→ Collected data:
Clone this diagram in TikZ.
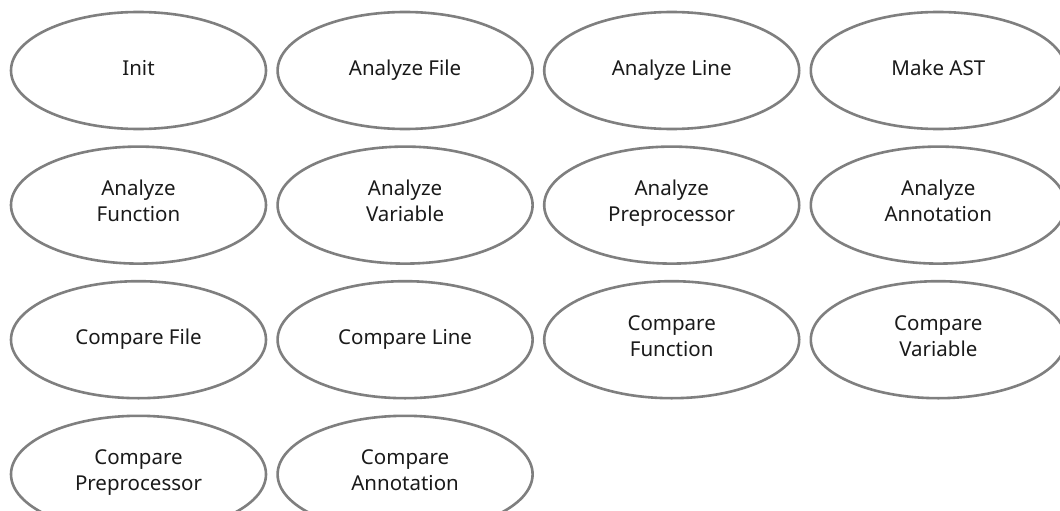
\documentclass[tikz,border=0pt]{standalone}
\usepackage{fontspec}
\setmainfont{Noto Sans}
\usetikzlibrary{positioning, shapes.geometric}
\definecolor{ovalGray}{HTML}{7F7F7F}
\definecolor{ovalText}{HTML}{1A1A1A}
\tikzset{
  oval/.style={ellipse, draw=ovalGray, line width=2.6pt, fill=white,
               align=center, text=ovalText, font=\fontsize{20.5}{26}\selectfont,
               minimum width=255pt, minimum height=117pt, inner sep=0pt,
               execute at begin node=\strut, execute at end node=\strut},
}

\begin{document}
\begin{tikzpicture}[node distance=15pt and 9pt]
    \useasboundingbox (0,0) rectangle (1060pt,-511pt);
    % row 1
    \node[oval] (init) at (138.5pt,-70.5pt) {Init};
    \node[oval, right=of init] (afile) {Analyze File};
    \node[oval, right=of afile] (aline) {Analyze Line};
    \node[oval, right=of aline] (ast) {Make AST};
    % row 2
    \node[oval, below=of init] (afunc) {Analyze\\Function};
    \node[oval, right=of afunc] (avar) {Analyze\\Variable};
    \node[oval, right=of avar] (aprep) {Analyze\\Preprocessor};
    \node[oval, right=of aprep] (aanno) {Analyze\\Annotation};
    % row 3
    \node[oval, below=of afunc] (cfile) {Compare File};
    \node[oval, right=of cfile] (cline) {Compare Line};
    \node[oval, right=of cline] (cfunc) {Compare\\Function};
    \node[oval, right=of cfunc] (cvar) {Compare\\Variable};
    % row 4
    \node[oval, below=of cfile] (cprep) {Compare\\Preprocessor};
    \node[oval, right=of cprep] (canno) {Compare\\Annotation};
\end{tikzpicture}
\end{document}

→ Work instructions:
Reproduce all of the data exactly; the pictures do not belong in the copy.

→ Result of this task:
Clone this diagram in TikZ.
\documentclass[tikz,border=0pt]{standalone}
\usepackage{fontspec}
\setmainfont{Noto Sans}
\usetikzlibrary{positioning, shapes.geometric}
\definecolor{ovalGray}{HTML}{7F7F7F}
\definecolor{ovalText}{HTML}{1A1A1A}
\tikzset{
  oval/.style={ellipse, draw=ovalGray, line width=2.6pt, fill=white,
               align=center, text=ovalText, font=\fontsize{20.5}{26}\selectfont,
               minimum width=255pt, minimum height=117pt, inner sep=0pt,
               execute at begin node=\strut, execute at end node=\strut},
}

\begin{document}
\begin{tikzpicture}[node distance=15pt and 9pt]
    \useasboundingbox (0,0) rectangle (1060pt,-511pt);
    % row 1
    \node[oval] (init) at (138.5pt,-70.5pt) {Init};
    \node[oval, right=of init] (afile) {Analyze File};
    \node[oval, right=of afile] (aline) {Analyze Line};
    \node[oval, right=of aline] (ast) {Make AST};
    % row 2
    \node[oval, below=of init] (afunc) {Analyze\\Function};
    \node[oval, right=of afunc] (avar) {Analyze\\Variable};
    \node[oval, right=of avar] (aprep) {Analyze\\Preprocessor};
    \node[oval, right=of aprep] (aanno) {Analyze\\Annotation};
    % row 3
    \node[oval, below=of afunc] (cfile) {Compare File};
    \node[oval, right=of cfile] (cline) {Compare Line};
    \node[oval, right=of cline] (cfunc) {Compare\\Function};
    \node[oval, right=of cfunc] (cvar) {Compare\\Variable};
    % row 4
    \node[oval, below=of cfile] (cprep) {Compare\\Preprocessor};
    \node[oval, right=of cprep] (canno) {Compare\\Annotation};
\end{tikzpicture}
\end{document}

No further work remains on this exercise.